Problem requirements. Go through the material and write it all out exactly, minus the pictures.

Raw data.

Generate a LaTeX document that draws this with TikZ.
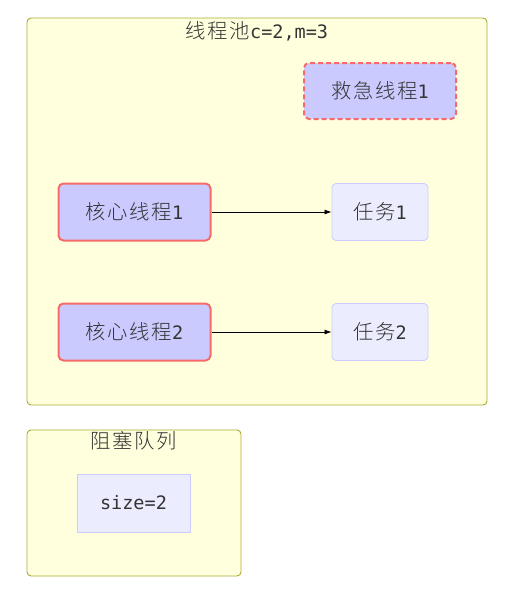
\documentclass[tikz,border=0pt]{standalone}
\usepackage{fontspec}
\setmainfont{DejaVu Sans Mono}
\newfontfamily\cjk[Scale=1.1,LetterSpace=8]{Noto Sans CJK SC Light}
\usepackage{tikz}
\usetikzlibrary{arrows.meta,positioning}

\definecolor{clusterfill}{HTML}{FFFFDE}
\definecolor{clusterline}{HTML}{AAAA33}
\definecolor{nodefill}{HTML}{ECECFF}
\definecolor{nodeline}{HTML}{CCCCFF}
\definecolor{threadfill}{HTML}{CACAFF}
\definecolor{threadline}{HTML}{F76A6A}
\definecolor{txt}{HTML}{333333}

\tikzset{
  label font/.style={text=txt,font=\fontsize{18.5}{20}\selectfont},
  cluster/.style={fill=clusterfill,draw=clusterline,line width=0.9pt,rounded corners=4pt},
  taskbox/.style={fill=nodefill,draw=nodeline,line width=0.9pt,rounded corners=4pt,
    minimum width=96pt,minimum height=57pt,label font},
  corebox/.style={fill=threadfill,draw=threadline,line width=2pt,rounded corners=5pt,
    minimum width=152pt,minimum height=57pt,label font},
  sparebox/.style={corebox,dashed,dash pattern=on 5pt off 3pt},
  flow/.style={-{Latex[length=7pt,width=5pt]},line width=0.8pt,black}
}

\begin{document}
\begin{tikzpicture}[x=1pt,y=-1pt]
  \useasboundingbox (0,0) rectangle (516,589);
  \fill[white] (0,0) rectangle (516,589);

  % thread pool
  \draw[cluster] (27,18) rectangle (487,405);
  \node[label font] (pooltitle) at (257,31) {{\cjk 线程池}c=2,m=3};

  % spare thread
  \node[sparebox,minimum width=152pt,minimum height=56pt] (spare1) at (380,91) {{\cjk 救急线程}1};

  % core threads and tasks
  \node[corebox] (core1) at (134.5,212) {{\cjk 核心线程}1};
  \node[taskbox] (task1) at (380,212) {{\cjk 任务}1};
  \node[corebox] (core2) at (134.5,332) {{\cjk 核心线程}2};
  \node[taskbox] (task2) at (380,332) {{\cjk 任务}2};

  \draw[flow] (core1) -- (task1);
  \draw[flow] (core2) -- (task2);

  % blocking queue
  \draw[cluster] (27,430) rectangle (241,576);
  \node[label font] (queuetitle) at (134,441) {\cjk 阻塞队列};
  \node[taskbox,rounded corners=0pt,minimum width=113pt,minimum height=58pt] (size) at (133.5,503) {size=2};
\end{tikzpicture}
\end{document}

Full response.
Generate a LaTeX document that draws this with TikZ.
\documentclass[tikz,border=0pt]{standalone}
\usepackage{fontspec}
\setmainfont{DejaVu Sans Mono}
\newfontfamily\cjk[Scale=1.1,LetterSpace=8]{Noto Sans CJK SC Light}
\usepackage{tikz}
\usetikzlibrary{arrows.meta,positioning}

\definecolor{clusterfill}{HTML}{FFFFDE}
\definecolor{clusterline}{HTML}{AAAA33}
\definecolor{nodefill}{HTML}{ECECFF}
\definecolor{nodeline}{HTML}{CCCCFF}
\definecolor{threadfill}{HTML}{CACAFF}
\definecolor{threadline}{HTML}{F76A6A}
\definecolor{txt}{HTML}{333333}

\tikzset{
  label font/.style={text=txt,font=\fontsize{18.5}{20}\selectfont},
  cluster/.style={fill=clusterfill,draw=clusterline,line width=0.9pt,rounded corners=4pt},
  taskbox/.style={fill=nodefill,draw=nodeline,line width=0.9pt,rounded corners=4pt,
    minimum width=96pt,minimum height=57pt,label font},
  corebox/.style={fill=threadfill,draw=threadline,line width=2pt,rounded corners=5pt,
    minimum width=152pt,minimum height=57pt,label font},
  sparebox/.style={corebox,dashed,dash pattern=on 5pt off 3pt},
  flow/.style={-{Latex[length=7pt,width=5pt]},line width=0.8pt,black}
}

\begin{document}
\begin{tikzpicture}[x=1pt,y=-1pt]
  \useasboundingbox (0,0) rectangle (516,589);
  \fill[white] (0,0) rectangle (516,589);

  % thread pool
  \draw[cluster] (27,18) rectangle (487,405);
  \node[label font] (pooltitle) at (257,31) {{\cjk 线程池}c=2,m=3};

  % spare thread
  \node[sparebox,minimum width=152pt,minimum height=56pt] (spare1) at (380,91) {{\cjk 救急线程}1};

  % core threads and tasks
  \node[corebox] (core1) at (134.5,212) {{\cjk 核心线程}1};
  \node[taskbox] (task1) at (380,212) {{\cjk 任务}1};
  \node[corebox] (core2) at (134.5,332) {{\cjk 核心线程}2};
  \node[taskbox] (task2) at (380,332) {{\cjk 任务}2};

  \draw[flow] (core1) -- (task1);
  \draw[flow] (core2) -- (task2);

  % blocking queue
  \draw[cluster] (27,430) rectangle (241,576);
  \node[label font] (queuetitle) at (134,441) {\cjk 阻塞队列};
  \node[taskbox,rounded corners=0pt,minimum width=113pt,minimum height=58pt] (size) at (133.5,503) {size=2};
\end{tikzpicture}
\end{document}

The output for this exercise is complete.